In my post of yesterday, drawn from the Pittsbugh Post-Gazette essay, I mentioned how Alan Greenspan's book, The Age of Turbulence, doesn't address predatory lending. In fact, readers searching for references to the many consumer law statutes the Fed interprets or enforces or both--including Truth in Lending, HOEPA, the Consumer Leasing Act, and the Electronic Funds Transfer Act--will largely be disappointed. I suppose that a book about those subjects would sell fewer copies than the book that Greenspan actually wrote. And make no mistake: Greenspan's book is a terrific read on his life, economic history, and economic theory. But to reinforce the point I made yesterday, isn't something wrong when the memoir of the person at the head of what is probably the agency with the greatest power over the rules governing consumer credit transactions gives those rules such short shrift? Not that I blame Greenspan. He was appointed to the job because of his mastery of macroeconomics.
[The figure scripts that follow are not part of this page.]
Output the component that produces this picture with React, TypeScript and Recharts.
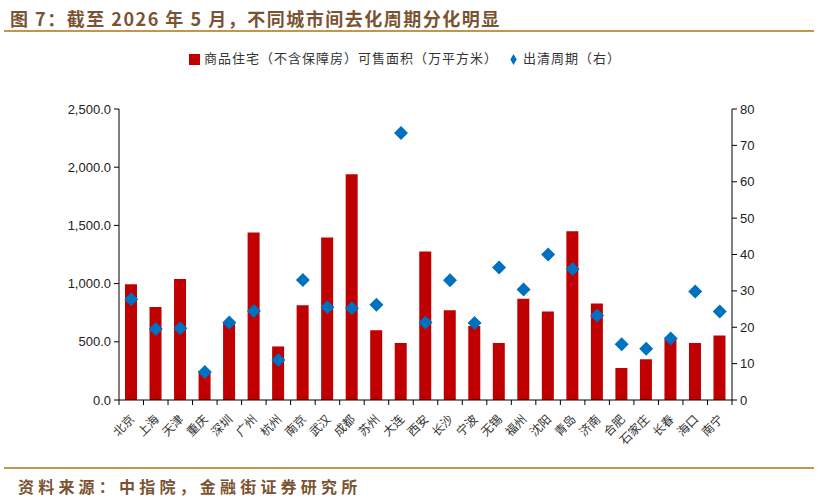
import { ComposedChart, Bar, Line, XAxis, YAxis, Legend } from "recharts";

const cities = [
  "北京", "上海", "天津", "重庆", "深圳", "广州", "杭州", "南京", "武汉", "成都",
  "苏州", "大连", "西安", "长沙", "宁波", "无锡", "福州", "沈阳", "青岛", "济南",
  "合肥", "石家庄", "长春", "海口", "南宁",
];
const saleableArea = [
  995, 800, 1040, 250, 670, 1440, 460, 815, 1395, 1940,
  600, 490, 1275, 770, 635, 490, 870, 760, 1450, 830,
  275, 350, 520, 490, 555,
];
const clearCycle = [
  27.7, 19.5, 19.7, 7.7, 21.3, 24.5, 11.0, 33.0, 25.5, 25.2,
  26.2, 73.4, 21.3, 32.9, 21.2, 36.4, 30.4, 40.0, 36.0, 23.2,
  15.3, 14.1, 16.9, 29.8, 24.3,
];
const leftTicks = [0, 500, 1000, 1500, 2000, 2500];
const rightTicks = [0, 10, 20, 30, 40, 50, 60, 70, 80];

const data = cities.map((city, i) => ({
  city,
  area: saleableArea[i],
  cycle: clearCycle[i],
}));

const BROWN = "#7a5432";
const GOLD = "#c0974c";
const HALF_BAND = 613 / cities.length / 2;

const CityTick = (props: any) => {
  const { x, y, payload, index } = props;
  const tx = x + 4;
  const ty = y + 20;
  return (
    <g>
      <line x1={x - HALF_BAND} y1={y} x2={x - HALF_BAND} y2={y + 5} stroke="#000" />
      {index === cities.length - 1 && (
        <line x1={x + HALF_BAND} y1={y} x2={x + HALF_BAND} y2={y + 5} stroke="#000" />
      )}
      <text
        x={tx}
        y={ty}
        transform={`rotate(-45, ${tx}, ${ty})`}
        textAnchor="end"
        fontSize={12}
        fill="#333"
        fontFamily="'Noto Sans CJK SC', sans-serif"
      >
        {payload.value}
      </text>
    </g>
  );
};

const Diamond = (props: any) => {
  const { cx, cy, index } = props;
  if (cx == null || cy == null) return null;
  const r = 7;
  return (
    <path
      key={index}
      d={`M${cx},${cy - r}L${cx + r},${cy}L${cx},${cy + r}L${cx - r},${cy}Z`}
      fill="#0070c0"
    />
  );
};

export default function App() {
  return (
    <div
      style={{
        position: "absolute",
        left: 0,
        top: 0,
        width: 820,
        height: 500,
        background: "#fff",
        fontFamily: "'Noto Sans CJK SC', sans-serif",
      }}
    >
      <div
        style={{
          position: "absolute",
          left: 10,
          top: 5,
          fontSize: 18,
          fontWeight: 700,
          letterSpacing: 1.5,
          color: BROWN,
          lineHeight: "26px",
        }}
      >
        图 7：截至 2026 年 5 月，不同城市间去化周期分化明显
      </div>
      <div
        style={{ position: "absolute", left: 4, top: 30, width: 810, height: 1.5, background: GOLD }}
      />
      <ComposedChart
        width={820}
        height={500}
        data={data}
        margin={{ top: 90, right: 48, left: 59, bottom: 50 }}
      >
        <XAxis
          dataKey="city"
          interval={0}
          tickSize={0}
          tickMargin={0}
          tickLine={false}
          axisLine={{ stroke: "#000" }}
          height={50}
          tick={<CityTick />}
        />
        <YAxis
          yAxisId="left"
          domain={[0, 2500]}
          ticks={leftTicks}
          width={60}
          tickSize={5}
          tickMargin={3}
          axisLine={{ stroke: "#000" }}
          tickLine={{ stroke: "#000" }}
          tick={{ fontSize: 13, fill: "#222", fontFamily: "'Liberation Sans', Arial, sans-serif" }}
          tickFormatter={(v: number) =>
            v.toLocaleString("en-US", { minimumFractionDigits: 1, maximumFractionDigits: 1 })
          }
        />
        <YAxis
          yAxisId="right"
          orientation="right"
          domain={[0, 80]}
          ticks={rightTicks}
          width={40}
          tickSize={5}
          tickMargin={3}
          axisLine={{ stroke: "#000" }}
          tickLine={{ stroke: "#000" }}
          tick={{ fontSize: 13, fill: "#222", fontFamily: "'Liberation Sans', Arial, sans-serif" }}
        />
        <Legend
          verticalAlign="top"
          iconSize={11}
          itemSorter={(item: any) => (item.dataKey === "area" ? 0 : 1)}
          wrapperStyle={{ top: 48, left: 0, width: 820, fontSize: 13, letterSpacing: 1 }}
          formatter={(value: string) => <span style={{ color: "#333" }}>{value}</span>}
        />
        <Bar
          yAxisId="left"
          dataKey="area"
          name="商品住宅（不含保障房）可售面积（万平方米）"
          fill="#c00000"
          barSize={12}
          legendType="square"
          isAnimationActive={false}
        />
        <Line
          yAxisId="right"
          dataKey="cycle"
          name="出清周期（右）"
          stroke="#0070c0"
          strokeWidth={0}
          strokeOpacity={0}
          legendType="diamond"
          dot={<Diamond />}
          activeDot={false}
          isAnimationActive={false}
        />
      </ComposedChart>
      <div
        style={{ position: "absolute", left: 4, top: 467, width: 810, height: 1.5, background: GOLD }}
      />
      <div
        style={{
          position: "absolute",
          left: 18,
          top: 474,
          fontSize: 16,
          fontWeight: 700,
          letterSpacing: 4.2,
          color: BROWN,
          lineHeight: "24px",
        }}
      >
        资料来源：中指院，金融街证券研究所
      </div>
    </div>
  );
}
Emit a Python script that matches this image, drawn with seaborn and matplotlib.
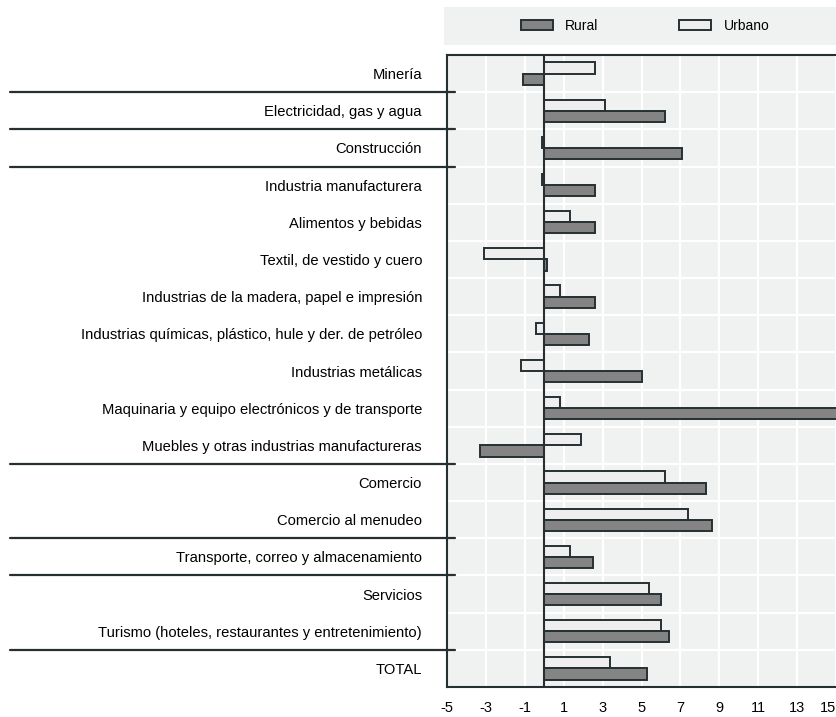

But again, shouldn't someone who has mastered the law of consumer credit run the principal agency devoted to that subject? In other words, at the risk of beating a dead horse, is the Fed the best agency to administer consumer credit laws?
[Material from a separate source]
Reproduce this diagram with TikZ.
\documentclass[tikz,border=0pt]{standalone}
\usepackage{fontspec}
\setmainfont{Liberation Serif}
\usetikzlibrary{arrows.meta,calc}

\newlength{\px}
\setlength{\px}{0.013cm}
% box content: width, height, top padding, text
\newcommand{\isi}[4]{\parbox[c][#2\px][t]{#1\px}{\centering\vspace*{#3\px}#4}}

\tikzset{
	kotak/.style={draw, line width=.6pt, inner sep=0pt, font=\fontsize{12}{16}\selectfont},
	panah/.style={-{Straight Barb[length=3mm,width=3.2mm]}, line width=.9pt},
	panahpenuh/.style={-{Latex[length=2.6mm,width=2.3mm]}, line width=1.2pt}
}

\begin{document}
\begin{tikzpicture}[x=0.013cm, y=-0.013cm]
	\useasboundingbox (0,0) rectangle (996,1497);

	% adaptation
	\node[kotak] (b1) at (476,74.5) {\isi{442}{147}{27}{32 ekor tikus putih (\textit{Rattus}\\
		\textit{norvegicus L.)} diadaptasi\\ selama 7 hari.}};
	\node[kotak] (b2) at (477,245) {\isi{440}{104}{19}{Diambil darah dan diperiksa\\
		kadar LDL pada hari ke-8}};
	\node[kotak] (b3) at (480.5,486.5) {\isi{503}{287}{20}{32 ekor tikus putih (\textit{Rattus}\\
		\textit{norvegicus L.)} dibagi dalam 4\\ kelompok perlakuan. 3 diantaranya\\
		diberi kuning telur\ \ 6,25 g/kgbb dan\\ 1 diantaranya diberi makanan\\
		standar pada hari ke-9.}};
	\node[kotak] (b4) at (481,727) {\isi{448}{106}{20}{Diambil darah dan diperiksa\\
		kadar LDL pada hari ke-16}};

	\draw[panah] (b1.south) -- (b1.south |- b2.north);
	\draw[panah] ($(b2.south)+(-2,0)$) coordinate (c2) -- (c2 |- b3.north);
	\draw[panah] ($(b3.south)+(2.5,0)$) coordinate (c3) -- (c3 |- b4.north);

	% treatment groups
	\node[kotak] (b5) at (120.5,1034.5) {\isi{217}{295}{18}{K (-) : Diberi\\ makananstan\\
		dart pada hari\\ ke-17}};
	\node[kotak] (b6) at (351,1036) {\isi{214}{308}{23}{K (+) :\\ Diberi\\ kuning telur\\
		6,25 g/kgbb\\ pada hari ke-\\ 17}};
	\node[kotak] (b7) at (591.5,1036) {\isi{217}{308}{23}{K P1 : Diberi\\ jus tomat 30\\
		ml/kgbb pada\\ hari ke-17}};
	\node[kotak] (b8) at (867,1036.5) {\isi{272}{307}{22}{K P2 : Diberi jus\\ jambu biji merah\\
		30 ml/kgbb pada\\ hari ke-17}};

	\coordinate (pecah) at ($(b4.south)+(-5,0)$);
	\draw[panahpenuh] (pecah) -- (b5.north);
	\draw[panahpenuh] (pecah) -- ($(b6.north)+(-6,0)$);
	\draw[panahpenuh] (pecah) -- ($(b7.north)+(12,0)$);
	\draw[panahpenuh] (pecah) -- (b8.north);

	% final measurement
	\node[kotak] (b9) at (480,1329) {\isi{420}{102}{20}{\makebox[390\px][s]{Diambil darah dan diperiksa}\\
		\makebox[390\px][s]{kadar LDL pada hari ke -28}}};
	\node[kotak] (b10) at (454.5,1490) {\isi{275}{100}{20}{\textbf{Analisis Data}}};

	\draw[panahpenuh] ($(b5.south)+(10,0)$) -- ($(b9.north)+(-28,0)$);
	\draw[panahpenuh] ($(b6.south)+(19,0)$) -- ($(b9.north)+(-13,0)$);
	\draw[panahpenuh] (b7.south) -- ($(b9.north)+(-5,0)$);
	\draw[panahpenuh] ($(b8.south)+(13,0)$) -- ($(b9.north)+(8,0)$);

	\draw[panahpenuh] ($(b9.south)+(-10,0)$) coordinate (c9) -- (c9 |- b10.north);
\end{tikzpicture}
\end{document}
Two other points about the book: Greenspan notes at one point that bank examiners rarely find bank fraud, and observes that as a rule regulators learn about bank fraud from whistleblowers. Kind of makes you wonder if bank examiners ever find violations of consumer protection laws.
Finally, Greenspan is an ardent believer in competition and free-market capitalism. Reading his book is a nice counterpoint to Reich's Supercapitalism, about which I blogged here earlier this week: one touts the benefits and the other the costs of competition.